Pelosi (D-Calif.) was asked Friday on CBS’s “This Morning” if she still stood by her assertion in August that Biden should not take part in any of the three scheduled presidential debates.
“I do. Not that I don’t think he’ll be excellent. I just think that the president has no fidelity to fact or truth,” the California Democrat said, adding that she believes the commander in chief also lacks “fidelity to the Constitution of the United States.”
“He and his henchmen are a danger, but their comments are a danger to our democracy,” she said. “Why bother? He doesn’t tell the truth.”
In August, the speaker told reporters, “I don’t think that there should be any debates.”

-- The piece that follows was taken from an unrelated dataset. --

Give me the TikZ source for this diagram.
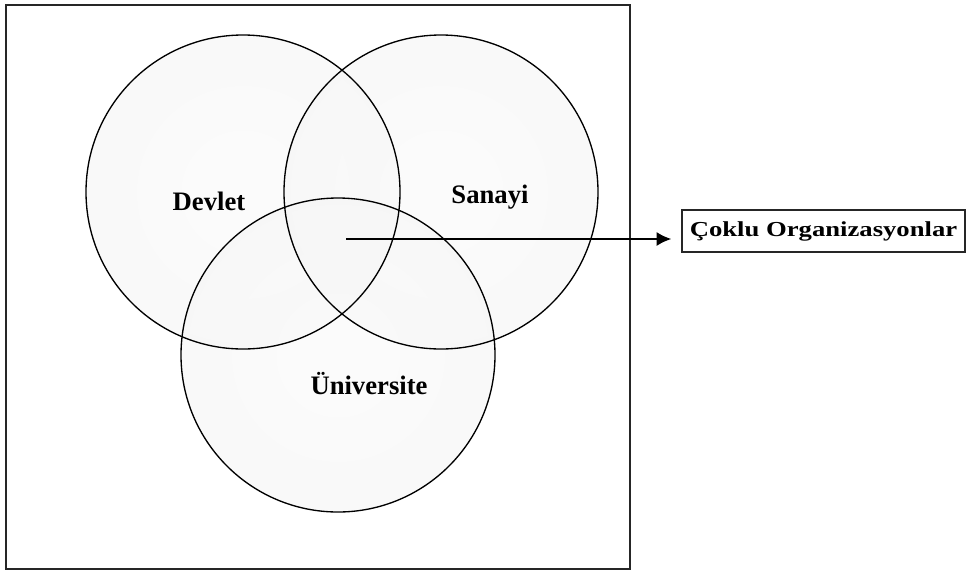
\documentclass[tikz,border=0pt]{standalone}
\usepackage{fontspec}
\setmainfont{Liberation Serif}
\usetikzlibrary{arrows.meta}

\pgfdeclareradialshading{kabarcik}{\pgfpoint{0bp}{0bp}}{color(0bp)=(gray!4); color(36bp)=(gray!8); color(44bp)=(gray!14); color(47bp)=(gray!28); color(49bp)=(gray!50); color(50bp)=(gray!65)}
\tikzset{
  daire/.style={circle, shading=kabarcik, fill opacity=0.7, minimum size=235.5pt, inner sep=0pt},
  cizgi/.style={draw=black, line width=1pt},
  etiket/.style={font=\bfseries\fontsize{20}{24}\selectfont},
  kutu/.style={draw=black!85, line width=1.2pt, minimum width=212pt, minimum height=31.5pt, inner sep=0pt, font=\bfseries\fontsize{16}{19}\selectfont},
}

\begin{document}
\begin{tikzpicture}[x=0.75pt, y=-0.75pt]
	\useasboundingbox (0,0) rectangle (967,572);
	% cerceve
	\draw[black!85, line width=1.3pt] (6,5) rectangle (630,569);
	% daireler
	\node[daire] (devlet) at (243,192) {};
	\node[daire] (sanayi) at (441,192) {};
	\node[daire] (universite) at (338,355) {};
	\foreach \d in {devlet, sanayi, universite}
		\draw[cizgi] (\d.center) circle [radius=117.75pt];
	% etiketler
	\node[etiket] (devletyazi) at (209,201) {Devlet};
	\node[etiket] (sanayiyazi) at (490,197) {Sanayi};
	\node[etiket] (universiteyazi) at (369,384) {Üniversite};
	% coklu organizasyonlar
	\node[kutu] (coklu) at (823.5,231) {\scalebox{1.25}[1]{Çoklu Organizasyonlar}};
	\coordinate (merkez) at (346,239);
	\draw[line width=1.5pt, -{Latex[length=11pt, width=10.5pt]}, shorten >=7.5pt] (merkez) -- (merkez -| coklu.west);
\end{tikzpicture}
\end{document}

She continued at the time that she did not want anyone to “legitimize a conversation with [Trump]” because he lacked “any association with truth.”
Asked during her interview Friday about her longtime feud with the president, Pelosi argued that their differences were, in one way, helpful to her.
“Well, I don’t care what he says about me. Every knock from him is a boost for me. If he wants to help me raise money, he can keep knocking me,” she said.
“I’m speaking the truth. Our Constitution is at the mercy of people who have no allegiance to the Constitution of the United States,” she added.
At a campaign rally in Virginia Friday night, Trump earned laughs by predicting the bar for a Biden debate performance would be very low. “One thing we know. If he does just OK, they’re gonna say — the fake news — they’re gonna say ‘It was the single greatest debate performance in history.’
“‘It was unbelievable, far better than Winston Churchill in his prime,’ ” the president joked.
“‘Winston Churchill was nothing compared to Sleepy Joe.’ ”
Biden has said that while he does intend to debate Trump, “very competent people” had urged him not to do so without a fact-checker on stage.
“I think everybody knows this man has a somewhat pathological tendency not to tell the truth,” he told MSNBC in August, adding, “as long as the Commission [on Presidential Debates] continues down the straight and narrow as they have, I’m going to debate him.”